** SUPPLIED DATA **
┌──
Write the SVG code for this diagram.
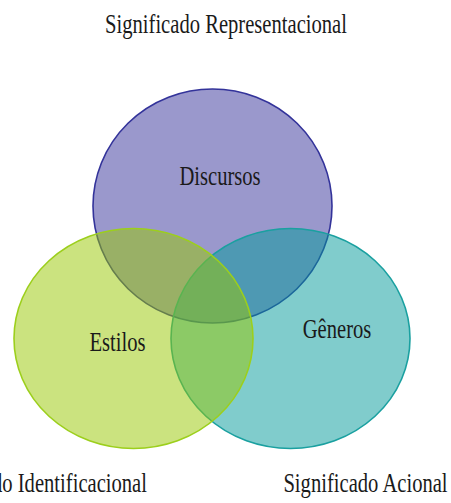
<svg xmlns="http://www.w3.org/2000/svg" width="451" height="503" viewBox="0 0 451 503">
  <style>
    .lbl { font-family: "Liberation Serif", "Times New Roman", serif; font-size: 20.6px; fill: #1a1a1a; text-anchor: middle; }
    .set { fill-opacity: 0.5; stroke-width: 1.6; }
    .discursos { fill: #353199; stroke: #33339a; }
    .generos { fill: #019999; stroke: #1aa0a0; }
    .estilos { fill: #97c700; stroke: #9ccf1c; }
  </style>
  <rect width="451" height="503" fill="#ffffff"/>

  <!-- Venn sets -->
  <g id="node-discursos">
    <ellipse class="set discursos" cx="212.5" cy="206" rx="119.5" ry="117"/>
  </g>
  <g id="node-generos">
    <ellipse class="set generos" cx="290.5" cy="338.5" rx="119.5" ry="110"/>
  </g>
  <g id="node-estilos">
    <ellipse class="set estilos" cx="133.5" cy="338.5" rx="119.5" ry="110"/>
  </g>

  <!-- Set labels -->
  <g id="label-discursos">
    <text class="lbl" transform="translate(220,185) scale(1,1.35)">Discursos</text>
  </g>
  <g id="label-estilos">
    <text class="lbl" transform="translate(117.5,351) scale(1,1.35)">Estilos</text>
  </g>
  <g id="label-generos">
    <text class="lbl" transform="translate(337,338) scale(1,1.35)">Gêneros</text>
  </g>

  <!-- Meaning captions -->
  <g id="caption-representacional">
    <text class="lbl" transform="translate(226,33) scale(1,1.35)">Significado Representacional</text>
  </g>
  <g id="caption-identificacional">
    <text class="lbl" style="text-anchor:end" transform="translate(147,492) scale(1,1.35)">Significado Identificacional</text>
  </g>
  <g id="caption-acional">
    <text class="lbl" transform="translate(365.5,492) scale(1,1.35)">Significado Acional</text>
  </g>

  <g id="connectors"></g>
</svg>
└──
In this exercise, set down all of the data exactly, without the pictures.

** OUTPUT OF THE EXERCISE **
Write the SVG code for this diagram.
<svg xmlns="http://www.w3.org/2000/svg" width="451" height="503" viewBox="0 0 451 503">
  <style>
    .lbl { font-family: "Liberation Serif", "Times New Roman", serif; font-size: 20.6px; fill: #1a1a1a; text-anchor: middle; }
    .set { fill-opacity: 0.5; stroke-width: 1.6; }
    .discursos { fill: #353199; stroke: #33339a; }
    .generos { fill: #019999; stroke: #1aa0a0; }
    .estilos { fill: #97c700; stroke: #9ccf1c; }
  </style>
  <rect width="451" height="503" fill="#ffffff"/>

  <!-- Venn sets -->
  <g id="node-discursos">
    <ellipse class="set discursos" cx="212.5" cy="206" rx="119.5" ry="117"/>
  </g>
  <g id="node-generos">
    <ellipse class="set generos" cx="290.5" cy="338.5" rx="119.5" ry="110"/>
  </g>
  <g id="node-estilos">
    <ellipse class="set estilos" cx="133.5" cy="338.5" rx="119.5" ry="110"/>
  </g>

  <!-- Set labels -->
  <g id="label-discursos">
    <text class="lbl" transform="translate(220,185) scale(1,1.35)">Discursos</text>
  </g>
  <g id="label-estilos">
    <text class="lbl" transform="translate(117.5,351) scale(1,1.35)">Estilos</text>
  </g>
  <g id="label-generos">
    <text class="lbl" transform="translate(337,338) scale(1,1.35)">Gêneros</text>
  </g>

  <!-- Meaning captions -->
  <g id="caption-representacional">
    <text class="lbl" transform="translate(226,33) scale(1,1.35)">Significado Representacional</text>
  </g>
  <g id="caption-identificacional">
    <text class="lbl" style="text-anchor:end" transform="translate(147,492) scale(1,1.35)">Significado Identificacional</text>
  </g>
  <g id="caption-acional">
    <text class="lbl" transform="translate(365.5,492) scale(1,1.35)">Significado Acional</text>
  </g>

  <g id="connectors"></g>
</svg>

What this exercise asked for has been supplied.